DESCRIPTION OF THE TASK: Only lines holding the word "this" should be copied from the material.

DATA SEGMENT:
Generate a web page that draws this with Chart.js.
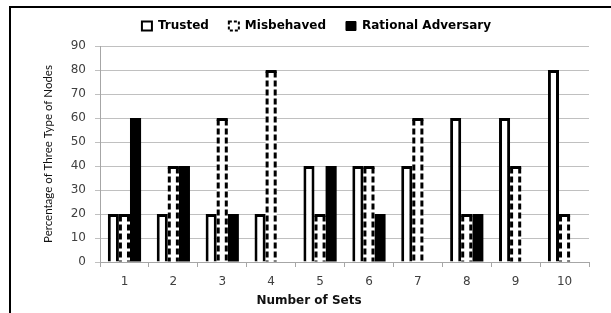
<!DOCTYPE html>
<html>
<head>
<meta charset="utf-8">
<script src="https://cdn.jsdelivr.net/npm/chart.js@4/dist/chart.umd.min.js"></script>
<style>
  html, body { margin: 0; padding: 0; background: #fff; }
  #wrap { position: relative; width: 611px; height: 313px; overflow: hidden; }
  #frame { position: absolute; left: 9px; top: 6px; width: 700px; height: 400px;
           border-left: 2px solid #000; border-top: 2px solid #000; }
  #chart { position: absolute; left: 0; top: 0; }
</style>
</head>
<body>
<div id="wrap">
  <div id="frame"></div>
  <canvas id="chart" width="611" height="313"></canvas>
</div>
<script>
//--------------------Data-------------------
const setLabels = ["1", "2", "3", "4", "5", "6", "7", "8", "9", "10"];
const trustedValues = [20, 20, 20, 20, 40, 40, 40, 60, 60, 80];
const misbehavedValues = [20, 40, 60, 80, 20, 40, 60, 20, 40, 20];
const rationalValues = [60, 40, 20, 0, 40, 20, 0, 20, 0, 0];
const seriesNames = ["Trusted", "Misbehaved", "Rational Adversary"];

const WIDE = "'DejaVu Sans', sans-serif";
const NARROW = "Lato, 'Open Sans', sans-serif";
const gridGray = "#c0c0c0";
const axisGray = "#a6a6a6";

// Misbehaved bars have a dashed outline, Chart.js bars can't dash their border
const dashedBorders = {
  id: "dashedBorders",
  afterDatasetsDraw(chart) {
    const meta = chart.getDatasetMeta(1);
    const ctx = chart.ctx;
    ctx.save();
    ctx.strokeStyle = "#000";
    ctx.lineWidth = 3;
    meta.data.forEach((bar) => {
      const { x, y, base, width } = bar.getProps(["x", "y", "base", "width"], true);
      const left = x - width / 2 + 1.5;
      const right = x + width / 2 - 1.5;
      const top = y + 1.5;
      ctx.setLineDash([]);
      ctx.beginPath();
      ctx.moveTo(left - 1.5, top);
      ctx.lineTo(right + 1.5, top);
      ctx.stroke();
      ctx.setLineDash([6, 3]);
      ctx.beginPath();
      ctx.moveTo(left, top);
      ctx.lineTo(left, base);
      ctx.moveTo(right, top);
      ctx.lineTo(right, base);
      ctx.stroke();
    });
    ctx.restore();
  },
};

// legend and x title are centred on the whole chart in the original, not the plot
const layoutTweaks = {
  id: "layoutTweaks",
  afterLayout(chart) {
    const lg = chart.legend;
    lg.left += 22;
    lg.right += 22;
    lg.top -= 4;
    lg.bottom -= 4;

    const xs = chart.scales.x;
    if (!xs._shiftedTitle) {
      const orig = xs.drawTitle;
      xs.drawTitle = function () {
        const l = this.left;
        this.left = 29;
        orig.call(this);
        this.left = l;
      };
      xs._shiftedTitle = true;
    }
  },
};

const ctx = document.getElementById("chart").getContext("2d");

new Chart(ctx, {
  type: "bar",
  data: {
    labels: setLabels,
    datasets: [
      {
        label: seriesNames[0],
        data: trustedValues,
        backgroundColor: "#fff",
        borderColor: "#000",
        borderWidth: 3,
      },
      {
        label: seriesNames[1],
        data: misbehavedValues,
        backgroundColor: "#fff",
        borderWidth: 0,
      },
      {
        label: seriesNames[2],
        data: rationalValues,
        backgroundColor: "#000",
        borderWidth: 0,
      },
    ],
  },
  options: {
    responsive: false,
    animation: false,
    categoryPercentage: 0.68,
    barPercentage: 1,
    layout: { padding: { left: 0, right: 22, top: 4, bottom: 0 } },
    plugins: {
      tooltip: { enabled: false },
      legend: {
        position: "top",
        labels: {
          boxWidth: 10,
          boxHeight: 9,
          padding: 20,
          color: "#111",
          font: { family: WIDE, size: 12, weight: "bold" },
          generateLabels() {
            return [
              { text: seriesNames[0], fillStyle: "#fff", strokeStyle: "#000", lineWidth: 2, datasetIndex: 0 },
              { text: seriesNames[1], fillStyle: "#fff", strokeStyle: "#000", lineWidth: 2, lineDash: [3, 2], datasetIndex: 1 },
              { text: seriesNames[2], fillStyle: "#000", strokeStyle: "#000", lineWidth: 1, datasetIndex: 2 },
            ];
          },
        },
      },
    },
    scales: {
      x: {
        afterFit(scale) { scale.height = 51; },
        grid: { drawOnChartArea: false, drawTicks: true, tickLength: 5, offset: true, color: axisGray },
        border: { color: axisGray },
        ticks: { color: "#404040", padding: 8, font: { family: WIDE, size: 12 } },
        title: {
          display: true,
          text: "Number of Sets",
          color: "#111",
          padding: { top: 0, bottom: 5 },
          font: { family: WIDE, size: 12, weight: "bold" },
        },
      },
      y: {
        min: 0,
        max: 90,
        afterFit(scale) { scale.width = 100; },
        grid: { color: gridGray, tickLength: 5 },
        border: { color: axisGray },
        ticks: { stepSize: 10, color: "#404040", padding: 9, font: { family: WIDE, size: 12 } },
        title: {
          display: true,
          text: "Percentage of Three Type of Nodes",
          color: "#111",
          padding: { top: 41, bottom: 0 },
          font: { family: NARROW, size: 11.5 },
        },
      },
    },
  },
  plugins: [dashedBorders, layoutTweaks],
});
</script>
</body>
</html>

OUTPUT OF THE TASK:
Generate a web page that draws this with Chart.js.
        const l = this.left;
        this.left = 29;
        orig.call(this);
        this.left = l;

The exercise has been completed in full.